Es ist eine einfache Formel: Ein neuer Gedanke (ich kann lernen) führt zu einer neuen Entscheidung (ich nehme mir Zeit zum Lernen), die eine neue Handlung unterstützt (ich setze mich hin und bemühe mich, etwas zu lernen), die eine neue Erfahrung schafft (ich teile die Informationen mit meiner Familie und meinen Freunden), die zu einem neuen Gefühl führt (Selbstvertrauen oder Zufriedenheit).
Gegen Ende unseres Gesprächs erzählte ich dem Mann von Freunden, die riesige globale Podcasts betreiben und enorm erfolgreiche Unternehmen gegründet haben. Auch bei ihnen wurde ADS diagnostiziert, aber anstatt sich immer wieder zu sagen Ich habe Aufmerksamkeitsprobleme bzw. ein schweres ADS, änderten sie ihre Gedanken in Ich kann mir Zeit nehmen und lernen und ich kann mir Informationen merken; ich werde jeden Tag etwas Neues lernen und es dann mit anderen teilen, damit ich mich gut fühle.


Der Mann nickte nur und seine Mundwinkel zogen sich leicht nach oben.

Die Affirmationen, die wir uns täglich immer wieder vorsagen, sind die Programme, nach denen wir leben, und sie können uns entweder helfen oder uns daran hindern, etwas in unserem Leben zu kreieren, uns zu entwickeln und Neues zu erleben. Ich möchte, dass du daraus mitnimmst, dass die Einschränkung dieses Mannes – eine unbewusste, immer wieder bekräftigte Überzeugung (ein immer wieder gedachter Gedanke) – auf einer Erinnerung aus der Vergangenheit beruhte.
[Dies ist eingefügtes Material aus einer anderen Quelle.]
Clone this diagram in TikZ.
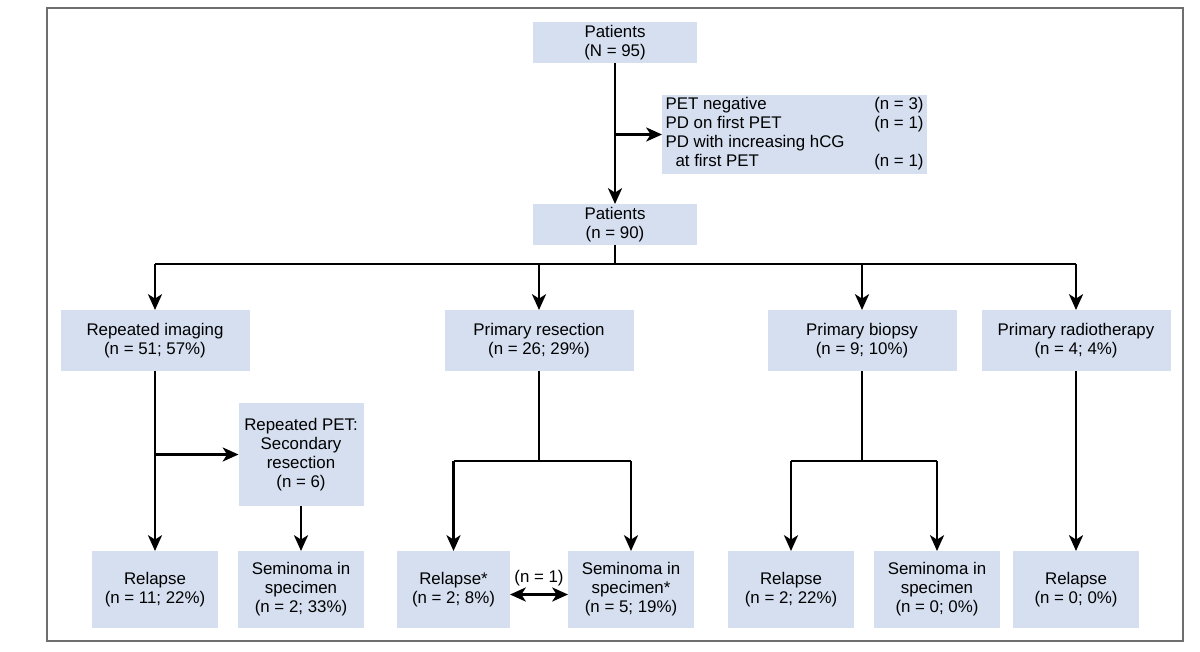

Sobald die einschränkende Überzeugung in dieser Schublade im Kopf steckte, hemmte sie sein Wachstum und schränkte seine Möglichkeiten für echte Veränderungen ein.

Wenn du also das nächste Mal deine Verfassung bekräftigst, indem du einen Gedanken denkst und ein Gefühl mit der Intensität der entsprechenden Emotion erlebst, während du dir sagst Ich bin..., Ich habe..., Ich kann nicht…, denk daran: Mit dieser Überzeugung programmierst du dein Gehirn und deinen Körper auf eine (einschränkte oder unbeschränkte) Zukunft, und diese Überzeugung wird zu deiner Identität.

Wenn du dich selbst bei solchen unbewussten Gedanken ertappst und dich dann daran machst, dir dein unbewusstes Selbst bewusst zu machen, ist das ein Sieg. Dann wirst du dir deiner selbst bewusst. Wenn du das tust, frage dich, ob du diesen Gedanken immer noch glauben willst. Wenn nicht, überlege dir stattdessen, wie du dich im Laufe der Zeit verändern kannst und wie du dich fühlen würdest, wenn du diese zukünftige Person wärst. Wenn du das oft genug machst, wirst du zu einer anderen Person.